Adını Tam Koyamadığım Günlük

Bugün sabah ismini tam koyamadığım bir günlük tutmaya başladım. Bu süreçte yaşadıklarımı, düşündüklerimi ve hissettiklerimi içimden gelen şekillerde gün gün kağıda dökeceğim. Amacım kesinlikle mükemmel şeyler yazmak, çizmek boyamak değil. Sadece içimden geçenleri, içimde kalanları, bana iyi gelenleri, sonrasında değişecek düşünce ve duyguları, olayları o an kaydetmek, bazen de ardımda bırakmak.

Bu defteri özellikle seçtim. Geçmişte ilk aldığımda çok hoşuma gitmişti ama çok koyu olması bir süre sonra yazarken beni sıktı ve kullanmayı bıraktım. Oysa şimdi tam da ihtiyaç duyduğum zemini sağlıyor, bana göre içinde bulunduğum, bulunduğumuz durumu tanımlıyor. Bu koyu kağıdı, bu koyu zemini bazen bir parça bile olsun elimdeki imkanlarla aydınlatabildiğimi, aydınlatabileceğimi görmek sabah bana ümit verdi.

Bu kolonya bulup, satın alabildiğim tek kolonya. Kocam kullandığımda rahmetli anneannesi gibi koktuğumu söylüyor. Herkes belki çifter çifter aldığı veya yeterli stok olmadığı için bitmiş kolonyalar, bilmiyorum. Aynı şey maske için de geçerli.
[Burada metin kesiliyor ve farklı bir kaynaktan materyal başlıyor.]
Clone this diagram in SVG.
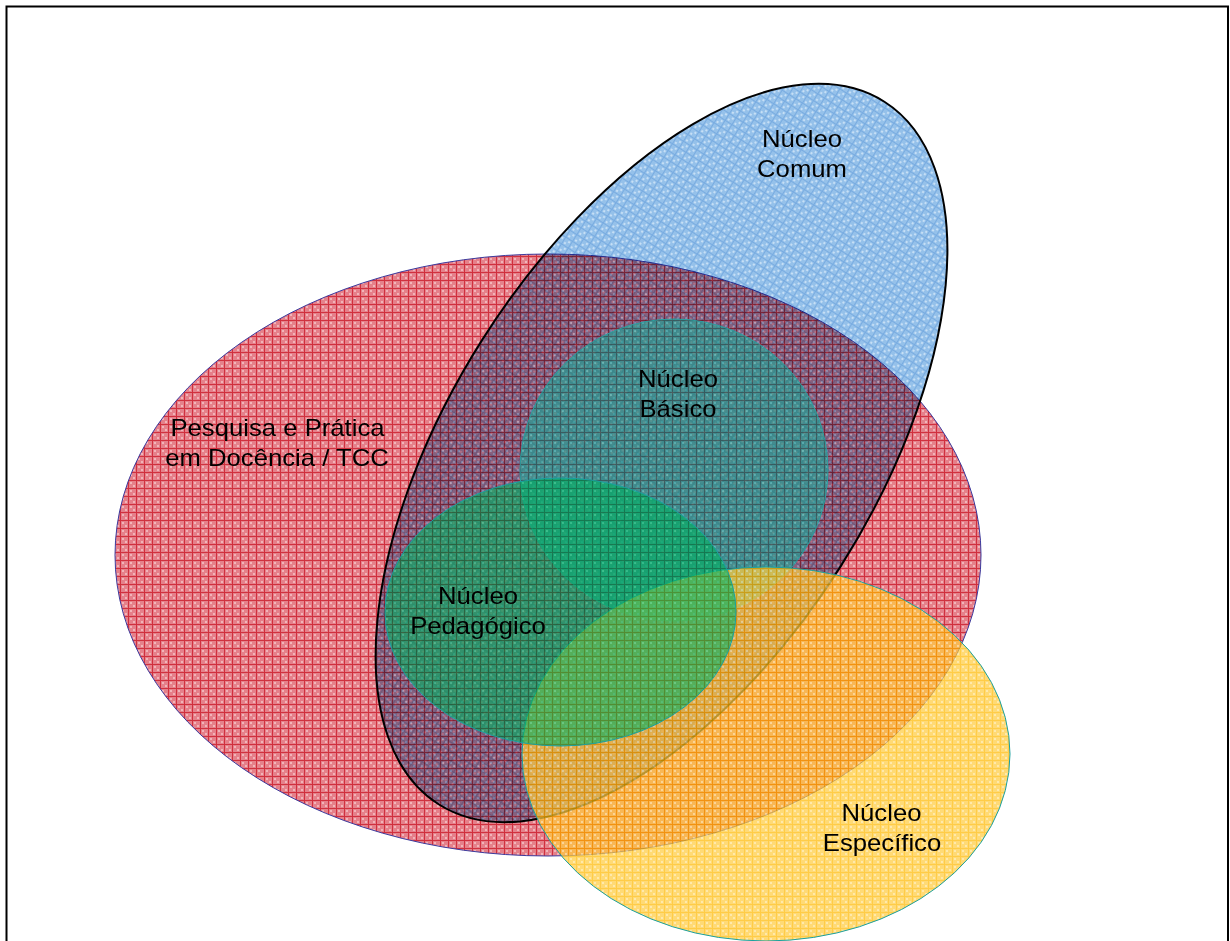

Yakınımızdaki bir eczane bir maskeyi 75 TL ye satıyordu, o sırada yanımda oğlum daha fazla dolaşamayacağım için mecburen bir tane aldım. Bir tane üç kişilik bir ailenin ne işini görecek bilmiyorum, ama sağlıkçıların bile yeterli maskeye erişiminin olmadığı bu ortamda bir maskeye sahip olmak suçluluk duyulabilecek bir lüks belki de. Eczanenin sahibi, tedarikçinin ona bu fiyatla sattığını söyledi. Tedarikçiye diyecek bir laf bulamıyorum, ama en azından satan eczanenin dürüst olduğunu, fırsattan istifade etmediğini düşünmeye çalıştım, evet buna içtenlikle çalıştım, çünkü çok ihtiyaç duyduğum hizmetleri verenlerin dürüst olduğuna güvenmeye bu zorlu süreçte psikolojik sağlığım için ihtiyacım var. Başarılı oldum mu bilmiyorum? Sanırım bazen çok başarılı olamadım, bu da ayrı bir sorun.

Evet, bu sabah günlüğüme, bulup alabildiğim tek kolonyanın resmini yaptım. Bir şaheser değil ama bana iyi geldi. Kolonya fena da kokmuyor.